Gonna shout out at the ocean.

“Hey, it’s me!”

5.12.2020 – was making mischief

was making mischief
of one kind or another
dinner is still warm

I always liked Max.

I always was making mischief.

Mischief of one kind or another.

Maybe I was bored.

Maybe I heard a different drummer.

Maybe I was A D D.

It was when I was working in television that the HR department had us all go through DISC Personality training.

It was a workshop designed to reveal which ‘DISC FACTORS — Dominance, Influence, Steadiness and Compliance’ were strongest in your personality.

I generally think this is a lot of nonsense but it was a paid day of work and a free lunch.

At the end of it, I was graded as an Influencer.

The I in the D I S C.

That meant I was a PROMOTER, a convincer/persuader.

The sub traits were friendliness, enthusiasm and self confidence.
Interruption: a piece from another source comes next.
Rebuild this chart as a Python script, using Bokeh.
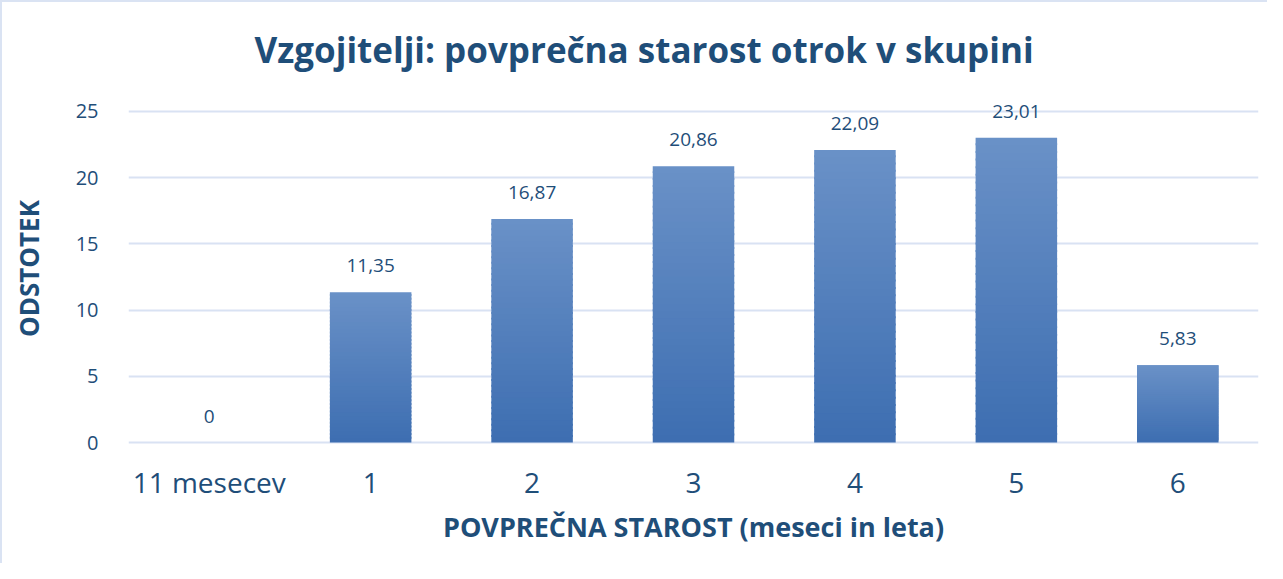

The personality patterns were enthusiastic, optimistic and articulate in communication.

But also I could become careless, inconsistent and disorganized, but tries to look good and please others.

Hmmmmmmmmmmmmmm

I argued a lot.

Mostly because I didn’t want to be labeled.

Most of the time I have defied defintion.

Not a conscious effort, mind you

Considering the other types, I was okay with it.

I took the papers and tossed them on the table and looked at the moderator and said with a wistful grin, “Well, okay.”

The poor lady looked at me and asked, “Tell me, what do you like to do?”

“I like to make mischief.”

“Of one kind or another.” I said.

“Why?”

“It’s where the wild things are.”

She kind looked at me, waiting for something more.

“And when you get back, dinner is still warm.”